Compression (Storage)
Compression in the context of storage refers to the process of reducing the size of data files to save space and improve efficiency in data storage and transmission. This technique is widely used in various fields, including computer science, data management, and telecommunications. By minimizing the amount of space required to store data, compression can lead to significant cost savings and enhanced performance in data handling.
Understanding Data Compression
Data compression works by encoding information using fewer bits than the original representation. This is achieved through various algorithms and techniques that identify and eliminate redundancy within the data. There are two primary types of compression: lossless and lossy.
- Lossless Compression: This type of compression allows the original data to be perfectly reconstructed from the compressed data. It is essential for applications where data integrity is crucial, such as text files, executable files, and some image formats (like PNG). Common lossless compression algorithms include:
- ZIP
- Gzip
- PNG
- FLAC (for audio)
- Lossy Compression: In contrast, lossy compression reduces file size by permanently eliminating certain information, especially redundant data. This method is often used for multimedia files, such as images, audio, and video, where a perfect reproduction is not necessary. Examples of lossy compression formats include:
- JPEG (for images)
- MP3 (for audio)
- MP4 (for video)
How Compression Works
The process of compression involves several techniques that can be applied depending on the type of data being compressed. Here are some common methods:
- Run-Length Encoding (RLE): This technique replaces sequences of the same data value with a single value and a count. For example, the string “AAAABBBCCDAA” could be compressed to “4A3B2C1D2A”.
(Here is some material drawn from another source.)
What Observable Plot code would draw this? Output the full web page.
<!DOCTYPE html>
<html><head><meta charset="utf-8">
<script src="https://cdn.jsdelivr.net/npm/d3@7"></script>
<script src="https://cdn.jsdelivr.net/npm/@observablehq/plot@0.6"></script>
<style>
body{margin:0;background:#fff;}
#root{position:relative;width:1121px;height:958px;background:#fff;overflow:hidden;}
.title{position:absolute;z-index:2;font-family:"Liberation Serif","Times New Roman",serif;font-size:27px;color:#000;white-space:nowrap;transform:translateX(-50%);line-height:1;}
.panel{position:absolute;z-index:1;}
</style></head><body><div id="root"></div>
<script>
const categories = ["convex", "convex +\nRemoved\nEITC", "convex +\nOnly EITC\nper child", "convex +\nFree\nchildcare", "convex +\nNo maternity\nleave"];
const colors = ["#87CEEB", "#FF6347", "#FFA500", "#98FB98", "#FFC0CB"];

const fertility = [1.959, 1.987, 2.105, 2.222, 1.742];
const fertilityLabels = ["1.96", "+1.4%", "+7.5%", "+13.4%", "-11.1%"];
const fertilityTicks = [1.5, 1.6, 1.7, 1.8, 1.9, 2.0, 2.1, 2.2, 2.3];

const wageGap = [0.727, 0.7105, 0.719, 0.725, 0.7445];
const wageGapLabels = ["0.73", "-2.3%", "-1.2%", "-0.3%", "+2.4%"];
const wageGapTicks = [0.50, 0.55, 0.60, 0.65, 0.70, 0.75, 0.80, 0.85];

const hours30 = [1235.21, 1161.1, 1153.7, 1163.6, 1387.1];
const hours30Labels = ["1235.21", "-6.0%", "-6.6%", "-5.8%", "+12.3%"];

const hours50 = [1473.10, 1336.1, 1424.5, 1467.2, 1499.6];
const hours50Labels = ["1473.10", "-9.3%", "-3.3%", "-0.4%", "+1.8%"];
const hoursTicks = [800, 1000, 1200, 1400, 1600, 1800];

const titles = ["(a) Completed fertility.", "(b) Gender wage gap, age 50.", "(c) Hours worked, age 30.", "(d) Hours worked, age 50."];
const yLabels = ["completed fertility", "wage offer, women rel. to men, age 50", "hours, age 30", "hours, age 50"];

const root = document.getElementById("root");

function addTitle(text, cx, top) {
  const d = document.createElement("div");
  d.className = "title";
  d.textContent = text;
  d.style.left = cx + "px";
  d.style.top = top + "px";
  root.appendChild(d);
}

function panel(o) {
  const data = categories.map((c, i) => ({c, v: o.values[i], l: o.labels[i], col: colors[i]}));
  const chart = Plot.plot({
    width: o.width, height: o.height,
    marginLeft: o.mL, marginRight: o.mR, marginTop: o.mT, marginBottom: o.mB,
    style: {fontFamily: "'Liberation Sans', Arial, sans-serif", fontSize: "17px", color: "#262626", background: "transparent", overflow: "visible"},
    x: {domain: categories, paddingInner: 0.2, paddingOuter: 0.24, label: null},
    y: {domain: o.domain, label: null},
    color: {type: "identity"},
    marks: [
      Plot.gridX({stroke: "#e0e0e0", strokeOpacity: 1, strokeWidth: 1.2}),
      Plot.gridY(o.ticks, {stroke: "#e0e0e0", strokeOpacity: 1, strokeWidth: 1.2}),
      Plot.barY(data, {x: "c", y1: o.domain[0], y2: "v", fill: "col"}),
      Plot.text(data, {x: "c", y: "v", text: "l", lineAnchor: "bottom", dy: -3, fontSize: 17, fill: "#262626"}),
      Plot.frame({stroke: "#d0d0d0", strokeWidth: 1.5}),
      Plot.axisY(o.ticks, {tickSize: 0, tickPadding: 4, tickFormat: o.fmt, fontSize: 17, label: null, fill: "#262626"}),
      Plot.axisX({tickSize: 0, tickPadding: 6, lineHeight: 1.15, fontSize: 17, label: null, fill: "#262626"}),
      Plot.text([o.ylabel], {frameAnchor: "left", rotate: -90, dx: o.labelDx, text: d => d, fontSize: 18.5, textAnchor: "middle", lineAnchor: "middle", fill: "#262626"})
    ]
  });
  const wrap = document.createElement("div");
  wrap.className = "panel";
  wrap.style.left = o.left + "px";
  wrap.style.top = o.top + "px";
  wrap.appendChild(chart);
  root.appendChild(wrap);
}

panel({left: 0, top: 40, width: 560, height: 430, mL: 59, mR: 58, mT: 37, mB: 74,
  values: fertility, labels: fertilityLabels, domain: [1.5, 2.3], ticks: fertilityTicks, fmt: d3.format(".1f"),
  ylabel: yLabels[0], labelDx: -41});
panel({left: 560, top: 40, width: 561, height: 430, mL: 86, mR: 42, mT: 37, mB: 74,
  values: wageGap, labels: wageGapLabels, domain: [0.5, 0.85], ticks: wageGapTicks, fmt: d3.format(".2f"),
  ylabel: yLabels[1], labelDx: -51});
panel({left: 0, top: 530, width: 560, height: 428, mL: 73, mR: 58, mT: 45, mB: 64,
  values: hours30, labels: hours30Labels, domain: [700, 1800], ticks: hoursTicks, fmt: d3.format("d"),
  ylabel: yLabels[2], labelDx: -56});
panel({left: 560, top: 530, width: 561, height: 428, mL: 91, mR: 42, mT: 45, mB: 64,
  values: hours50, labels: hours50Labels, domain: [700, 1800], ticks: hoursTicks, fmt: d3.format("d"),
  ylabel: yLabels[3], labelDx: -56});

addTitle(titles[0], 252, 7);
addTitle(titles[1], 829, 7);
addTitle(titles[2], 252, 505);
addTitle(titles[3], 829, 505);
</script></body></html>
- Huffman Coding: This algorithm assigns variable-length codes to input characters, with shorter codes assigned to more frequent characters. This method is effective in reducing the overall size of the data.
Compression algorithms can be implemented in various programming languages and environments. For instance, in Python, you can use the built-in zlib library for compression tasks. Here’s a simple example of how to compress and decompress data using this library:
import zlib
# Original data
data = b"This is a sample data that needs to be compressed."
# Compressing the data
compressed_data = zlib.compress(data)
print("Compressed Data:", compressed_data)
# Decompressing the data
decompressed_data = zlib.decompress(compressed_data)
print("Decompressed Data:", decompressed_data.decode())Benefits of Data Compression
The advantages of using data compression are numerous and can significantly impact both storage and transmission of data:
- Space Savings: Compressed files take up less disk space, allowing for more efficient use of storage resources. This is particularly important for organizations that manage large volumes of data.
- Faster Transmission: Smaller file sizes lead to quicker upload and download times, which is crucial for web applications and services that rely on fast data transfer.
Applications of Compression
Data compression is utilized in various applications across different industries:
- Web Development: Websites often use compressed images and files (like CSS and JavaScript) to improve loading times and enhance user experience.
- Cloud Storage: Services like Google Drive and Dropbox use compression to optimize storage and reduce costs for users.
Conclusion
In summary, compression (storage) is a vital technique that plays a crucial role in modern data management. By understanding the different types of compression, how they work, and their applications, individuals and organizations can make informed decisions about data storage and transmission. Whether through lossless or lossy methods, the benefits of compression are clear: enhanced efficiency, reduced costs, and improved performance in handling data.